The story of how Vari-Lite was conceived is shrouded in romance, if not necessarily in mystery. The idea was not so much born out of a Showco lighting department focus group as the realisation by road crews that there had to be a better way than trucking so much tonnage of steel PAR can around the world.
This was certainly the subject for debate when the company’s inner sanctum set out for a casual lunch at their favourite haunt in Dallas, a barbecue restaurant called Salih’s (later Solly’s).
Under president Jack Calmes, the company had prospered, having spent the 1970s establishing itself as a major sound and lighting operation on the back of tours by acts of the calibre of Three Dog Night, Led Zeppelin, James Taylor, Wings and ZZ Top.
But by the end of the decade a wave of UK companies was producing aluminium-spun PAR cans and 1kW dimmers, and the lighting rental division of Showco was becoming redundant. So under new CEO Rusty Brutsché it decided to descale its ‘total production’ operation (sub-contracting its lighting to Eric Pearce’s independently-run company, Showlights).
And so, in September 1980, the Showco team set off to Salih’s to consider the position. With Brutsché was his partner, Jack Maxson, as well as long-time Showco audio engineer and console designer, Jim Bornhorst, lighting technician Tom Littrell (who became Vari-Lite’s PR manager), and Tom Walsh.

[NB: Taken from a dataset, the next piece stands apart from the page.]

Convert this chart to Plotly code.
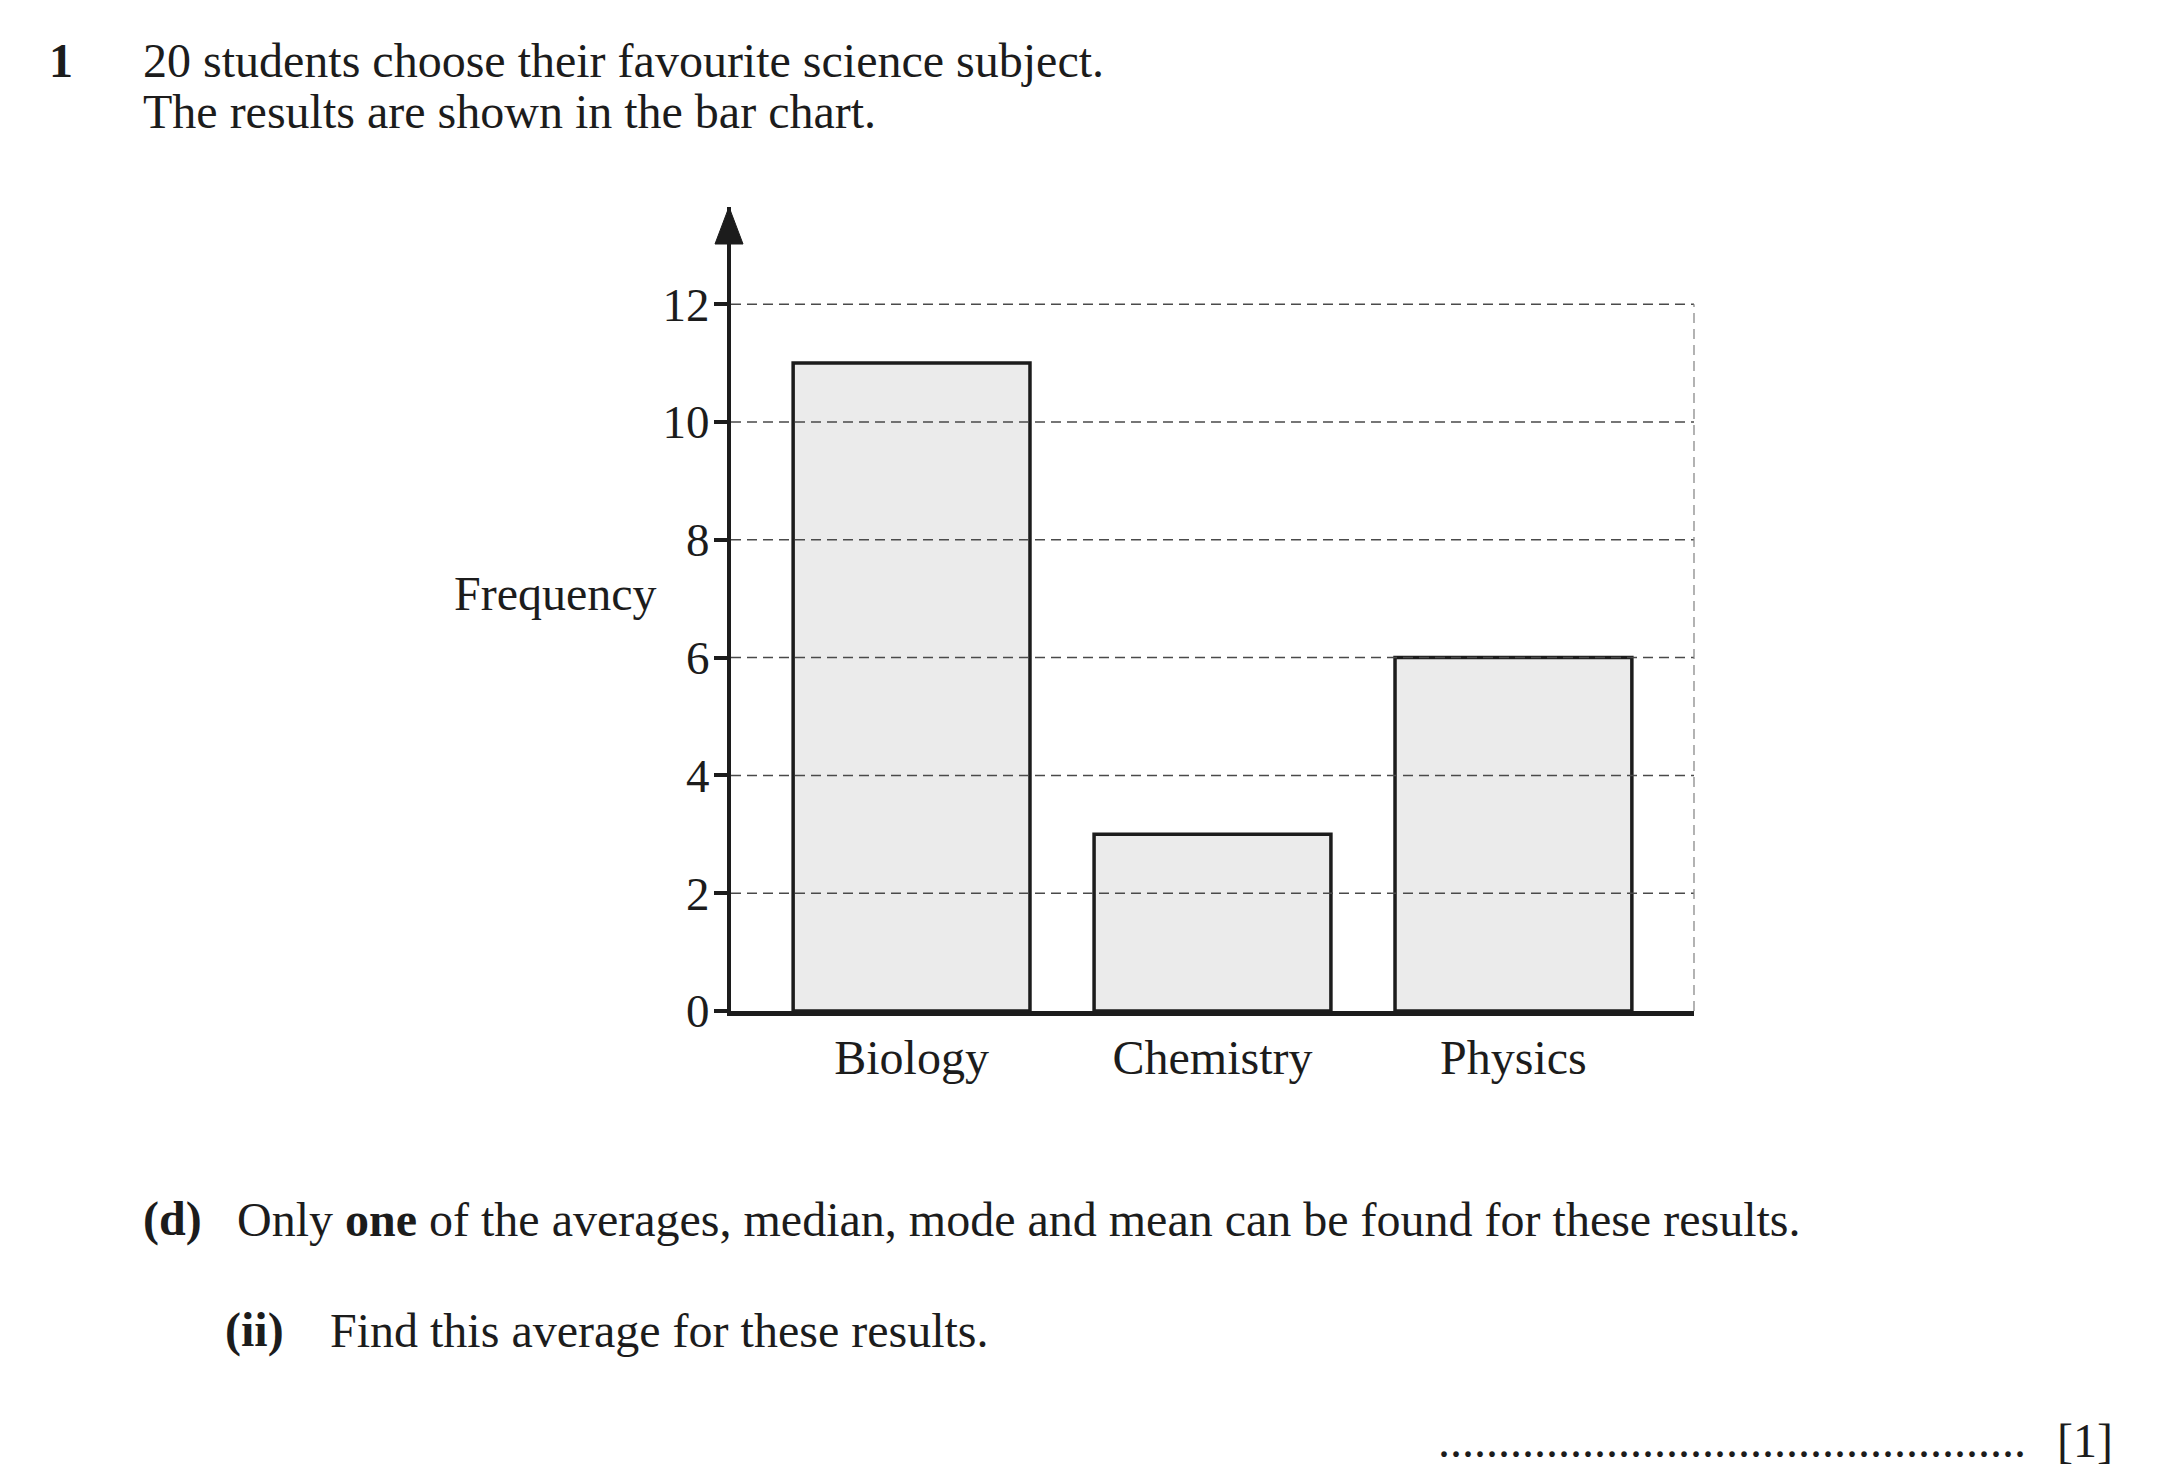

Along with engineers Brooks Taylor and John Covington, this team had already begun working on a colour-changer for PAR 64 fixtures, reasoning that if you could hang lights and change their colour fewer lights would be required.
The first attempt, in which Vari-Lite allegedly tried pneumatic air cylinders, semaphore mediums, fluids and dyes, proved futile. But by the start of the new decade the concept of an automated colour-changing light was becoming technically viable, due to two new technologies — dichroic-coated glass filters, which delivered richer and more saturated colours than gels; and metal halide lamps, which produced higher light output than the bulkier incandescent sources of equivalent wattage.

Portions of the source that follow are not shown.